Specialist cameras, though, such as action cameras or cameras for covert filming, can have a minimum sensor count of 3x 1/4inch and 720p output.

So for most mainstream HD broadcasting, the requirement is now fixed at 50Mbps and 4:2:2, with 35Mbps 4:2:0 for news or video journalism.

Camera makers have responded to this. Sony has joined Canon in offering 50Mbps recording with the PMW-100, PMW-150 and PMW-200 now filling out Sony’s range of 50Mbps camcorders, in addition to the PMW-500 and the optical-disc based XDCAM range.

Panasonic has its AVC Intra based line, such as the AG-HPX250 recording at 100Mbps. JVC, for the moment at least, is sticking with the ENG or videojournalism tier, with 35Mpbs recording on its GY-HM600 camcorder.
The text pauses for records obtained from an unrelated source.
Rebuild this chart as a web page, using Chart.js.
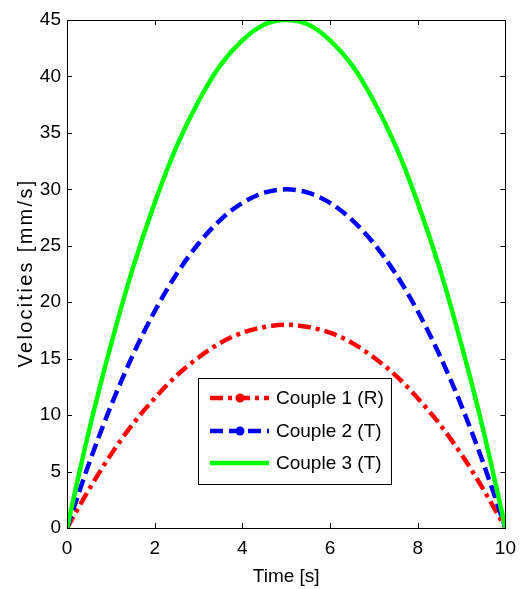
<!DOCTYPE html>
<html>
<head>
<meta charset="utf-8">
<script src="https://cdn.jsdelivr.net/npm/chart.js@4.4.1/dist/chart.umd.min.js"></script>
<style>
  html, body { margin: 0; padding: 0; background: #fff; }
  #wrap { width: 525px; height: 589px; position: relative; }
</style>
</head>
<body>
<div id="wrap"><canvas id="c" width="525" height="589"></canvas></div>
<script>
// ---- data ----
const time = [0, 0.5, 1, 1.5, 2, 2.5, 3, 3.5, 4, 4.5, 5, 5.5, 6, 6.5, 7, 7.5, 8, 8.5, 9, 9.5, 10];
const couple1 = [0, 3.4, 6.5, 9.2, 11.5, 13.5, 15.1, 16.4, 17.3, 17.8, 18, 17.8, 17.3, 16.4, 15.1, 13.5, 11.5, 9.2, 6.5, 3.4, 0];
const couple2 = [0, 5.7, 10.8, 15.3, 19.2, 22.5, 25.2, 27.3, 28.8, 29.7, 30, 29.7, 28.8, 27.3, 25.2, 22.5, 19.2, 15.3, 10.8, 5.7, 0];
const couple3 = [0, 8.6, 16.2, 23.0, 28.8, 33.8, 37.8, 41.0, 43.2, 44.6, 45, 44.6, 43.2, 41.0, 37.8, 33.8, 28.8, 23.0, 16.2, 8.6, 0];
const seriesNames = ['Couple 1 (R)', 'Couple 2 (T)', 'Couple 3 (T)'];
const xTicks = [0, 2, 4, 6, 8, 10];
const yTicks = [0, 5, 10, 15, 20, 25, 30, 35, 40, 45];
const xTitle = 'Time [s]';
const yTitle = 'Velocities [mm/s]';

const FONT = 'Liberation Sans, Arial, Helvetica, sans-serif';
const FS = 19;

function pts(vals) { return time.map((t, i) => ({ x: t, y: vals[i] })); }

const styles = [
  { color: '#ff0000', dash: [13, 5, 4, 5], marker: true },
  { color: '#0000ff', dash: [13, 6], marker: true },
  { color: '#00ff00', dash: [], marker: false }
];
const allVals = [couple1, couple2, couple3];

const datasets = allVals.map((v, i) => ({
  label: seriesNames[i],
  data: pts(v),
  borderColor: styles[i].color,
  backgroundColor: styles[i].color,
  borderWidth: 4.5,
  borderDash: styles[i].dash,
  pointRadius: 0,
  fill: false,
  cubicInterpolationMode: 'monotone',
  order: 3 - i
}));

const framePlugin = {
  id: 'frame',
  afterDatasetsDraw(chart) {
    const ctx = chart.ctx;
    // legend
    const lx = 198, ly = 378, lw = 193, lh = 106;
    ctx.save();
    ctx.fillStyle = '#fff';
    ctx.fillRect(lx, ly, lw, lh);
    ctx.strokeStyle = '#000';
    ctx.lineWidth = 1;
    ctx.strokeRect(lx + 0.5, ly + 0.5, lw, lh);
    const rows = [398, 431, 463];
    chart.data.datasets.forEach((ds, i) => {
      const y = rows[i];
      ctx.beginPath();
      ctx.setLineDash(styles[i].dash);
      ctx.lineDashOffset = 0;
      ctx.strokeStyle = styles[i].color;
      ctx.lineWidth = 4.5;
      ctx.moveTo(210, y);
      ctx.lineTo(269, y);
      ctx.stroke();
      ctx.setLineDash([]);
      if (styles[i].marker) {
        ctx.beginPath();
        ctx.fillStyle = styles[i].color;
        ctx.arc(240, y, 4.5, 0, Math.PI * 2);
        ctx.fill();
      }
      ctx.fillStyle = '#000';
      ctx.font = FS + 'px ' + FONT;
      ctx.textBaseline = 'middle';
      ctx.textAlign = 'left';
      ctx.fillText(ds.label, 276, y + 1);
    });
    ctx.restore();
  },
  afterDraw(chart) {
    const ctx = chart.ctx;
    const a = chart.chartArea;
    const xs = chart.scales.x, ys = chart.scales.y;
    ctx.save();
    ctx.strokeStyle = '#000';
    ctx.lineWidth = 1;
    ctx.setLineDash([]);
    ctx.strokeRect(Math.round(a.left) + 0.5, Math.round(a.top) + 0.5,
      Math.round(a.right - a.left), Math.round(a.bottom - a.top));
    ctx.beginPath();
    const tl = 5;
    xTicks.forEach(v => {
      const px = Math.round(xs.getPixelForValue(v)) + 0.5;
      ctx.moveTo(px, a.bottom); ctx.lineTo(px, a.bottom - tl);
      ctx.moveTo(px, a.top); ctx.lineTo(px, a.top + tl);
    });
    yTicks.forEach(v => {
      const py = Math.round(ys.getPixelForValue(v)) + 0.5;
      ctx.moveTo(a.left, py); ctx.lineTo(a.left + tl, py);
      ctx.moveTo(a.right, py); ctx.lineTo(a.right - tl, py);
    });
    ctx.stroke();
    // y axis title (wide spacing as in reference)
    ctx.translate(26, (a.top + a.bottom) / 2);
    ctx.rotate(-Math.PI / 2);
    ctx.fillStyle = '#000';
    ctx.font = '20px ' + FONT;
    if ('letterSpacing' in ctx) ctx.letterSpacing = '2.3px';
    ctx.textAlign = 'center';
    ctx.textBaseline = 'middle';
    ctx.fillText(yTitle, 1, 0);
    ctx.restore();
  }
};

new Chart(document.getElementById('c'), {
  type: 'line',
  data: { datasets },
  options: {
    responsive: false,
    animation: false,
    devicePixelRatio: 1,
    layout: { padding: { top: 20, right: 12, left: 0, bottom: 0 } },
    plugins: { legend: { display: false }, tooltip: { enabled: false } },
    scales: {
      x: {
        type: 'linear', min: 0, max: 10,
        afterFit(s) { s.height = 61; },
        afterBuildTicks(s) { s.ticks = xTicks.map(v => ({ value: v })); },
        grid: { display: false, drawTicks: false },
        border: { display: false },
        ticks: { color: '#000', font: { family: FONT, size: FS }, padding: 9, maxRotation: 0 },
        title: { display: true, text: xTitle, color: '#000', font: { family: FONT, size: FS }, padding: { top: 0, bottom: 1 } }
      },
      y: {
        type: 'linear', min: 0, max: 45,
        afterFit(s) { s.width = 67; },
        afterBuildTicks(s) { s.ticks = yTicks.map(v => ({ value: v })); },
        grid: { display: false, drawTicks: false },
        border: { display: false },
        ticks: { color: '#000', font: { family: FONT, size: FS }, padding: 6 },
        title: { display: false }
      }
    }
  },
  plugins: [framePlugin]
});
</script>
</body>
</html>
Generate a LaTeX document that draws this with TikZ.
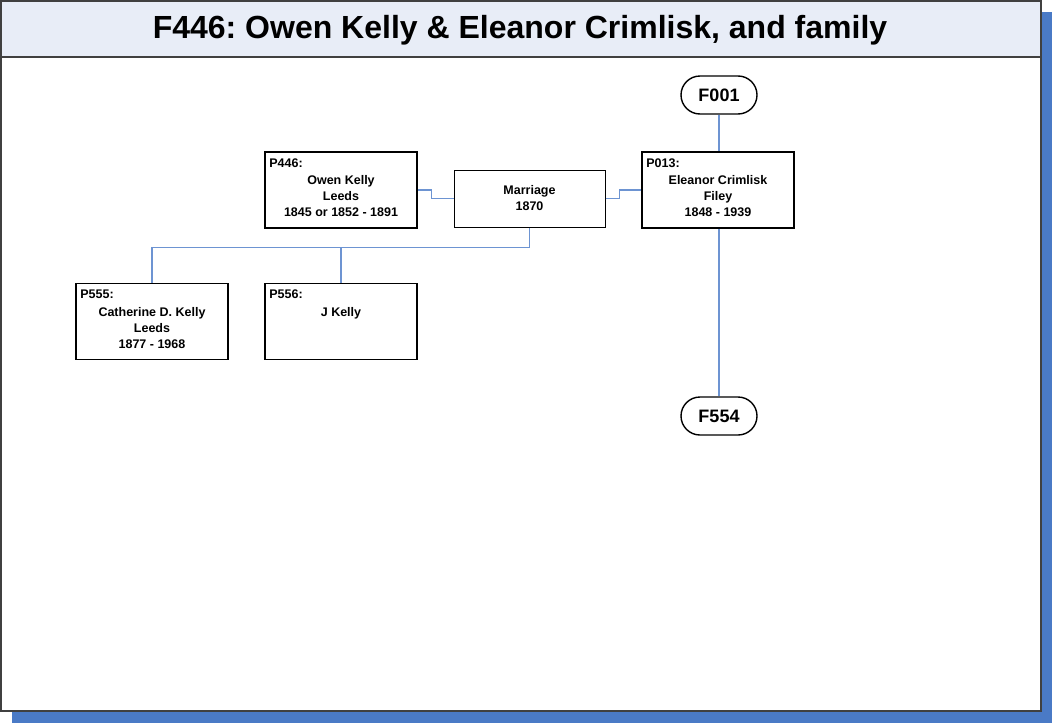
\documentclass[tikz,border=0pt]{standalone}
\usepackage{fontspec}
\setmainfont{Liberation Sans}
\frenchspacing
\definecolor{titlebg}{HTML}{E8EDF7}
\definecolor{shadowblue}{HTML}{4A7AC6}
\definecolor{connblue}{HTML}{6D94D2}
\definecolor{framegray}{HTML}{404040}
\begin{document}
\frenchspacing
\begin{tikzpicture}[x=1pt,y=-1pt,
  frame/.style={draw=framegray,line width=1.4pt},
  person/.style={draw=black,line width=1.6pt,fill=white,minimum width=152pt,minimum height=76pt,inner sep=0pt},
  marriagebox/.style={draw=black,line width=1pt,fill=white,minimum width=151pt,minimum height=57pt,inner sep=0pt,align=center,font=\bfseries\fontsize{12.5}{16}\selectfont},
  fam/.style={draw=black,line width=1.4pt,fill=white,rounded corners=19pt,minimum width=76pt,minimum height=38pt,inner sep=0pt,font=\bfseries\fontsize{18}{20}\selectfont},
  lbl/.style={anchor=north west,inner sep=0pt,font=\bfseries\fontsize{12.5}{16}\selectfont},
  body/.style={anchor=north,inner sep=0pt,align=center,font=\bfseries\fontsize{12.5}{16}\selectfont},
  conn/.style={draw=connblue,line width=1.2pt},
  titletext/.style={anchor=base,inner sep=0pt,font=\bfseries\fontsize{32}{36}\selectfont}]
\useasboundingbox (0,0) rectangle (1052,723);
\fill[shadowblue] (12,12) rectangle (1052,723);
\draw[frame,fill=white] (1,1) rectangle (1041,711);
\draw[frame,fill=titlebg] (1,1) rectangle (1041,57);
\node[titletext] (title) at (520,38.5) {F446: Owen Kelly \& Eleanor Crimlisk, and family};

% boxes
\node[person] (p446) at (341,190) {};
\node[marriagebox] (marr) at (529.5,198.5) {Marriage\\1870};
\node[person] (p013) at (718,190) {};
\node[person] (p555) at (152,321.5) {};
\node[person] (p556) at (341,321.5) {};
\node[fam] (f001) at (719,95) {F001};
\node[fam] (f554) at (719,416) {F554};

% connectors
\draw[conn] (p446.east) -- ++(14,0) |- (marr.west);
\draw[conn] (marr.east) -- ++(14,0) |- (p013.west);
\draw[conn] (marr.south) -- ++(0,20) coordinate (jn) -| (p555.north);
\draw[conn] (jn -| p556.north) -- (p556.north);
\draw[conn] (f001.south) -- (f001.south |- p013.north);
\draw[conn] (f554.north |- p013.south) -- (f554.north);

% texts
\node[lbl] (p446l) at ([xshift=5pt,yshift=-7pt]p446.north west) {P446:};
\node[body] (p446b) at ([yshift=-24.5pt]p446.north) {Owen Kelly\\Leeds\\1845 or 1852 - 1891};
\node[lbl] (p013l) at ([xshift=5pt,yshift=-7pt]p013.north west) {P013:};
\node[body] (p013b) at ([yshift=-24.5pt]p013.north) {Eleanor Crimlisk\\Filey\\1848 - 1939};
\node[lbl] (p555l) at ([xshift=5pt,yshift=-7pt]p555.north west) {P555:};
\node[body] (p555b) at ([yshift=-24.5pt]p555.north) {Catherine D. Kelly\\Leeds\\1877 - 1968};
\node[lbl] (p556l) at ([xshift=5pt,yshift=-7pt]p556.north west) {P556:};
\node[body] (p556b) at ([yshift=-24.5pt]p556.north) {J Kelly};
\end{tikzpicture}
\end{document}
Bitrates, though, are not the only consideration. As well as colour space, sensor sizes can be an issue. The minimum standard for sensors for news or journalism under R118 is three, 1/3 inch sensors and for general HD programming, three ½ inch sensors. This rules out, on paper at least, single-sensor cameras such as Canon’s XF105 and Sony’s PMW-100, even though they meet the bitrate requirement. The BBC’s HD requirements do, though, allow for single sensors of 1 inch or above. This does suggest that for most projects, it is best to play safe with a 3x 1/2inch sensor block or a large-format, single sensor camera.

Non-broadcast formats – and non-broadcast work

Does this mean, though, that a “broadcast” specification camera is always needed? The answer, of course, is no – and that even applies to network broadcasting.

As well as 35Mbps MPEG-2, set out in its EBU R-132 document for acquisition codecs, the EBU explains that other codecs such as AVCHD might be used. According to the paper, “additionally, AVCHD above 35 Mbit/s 4:2:0 may be acceptable provided all post processing is carried out in the native camera codec”.

Currently, there are few cameras that can record AVCHD at such high bitrates, as the AVCHD standard only goes up to 28Mbps, and many cameras still use the lower, 24Mbps setting. For news and journalism, the EBU does say that 24Mbps, 4:2:0 may be acceptable.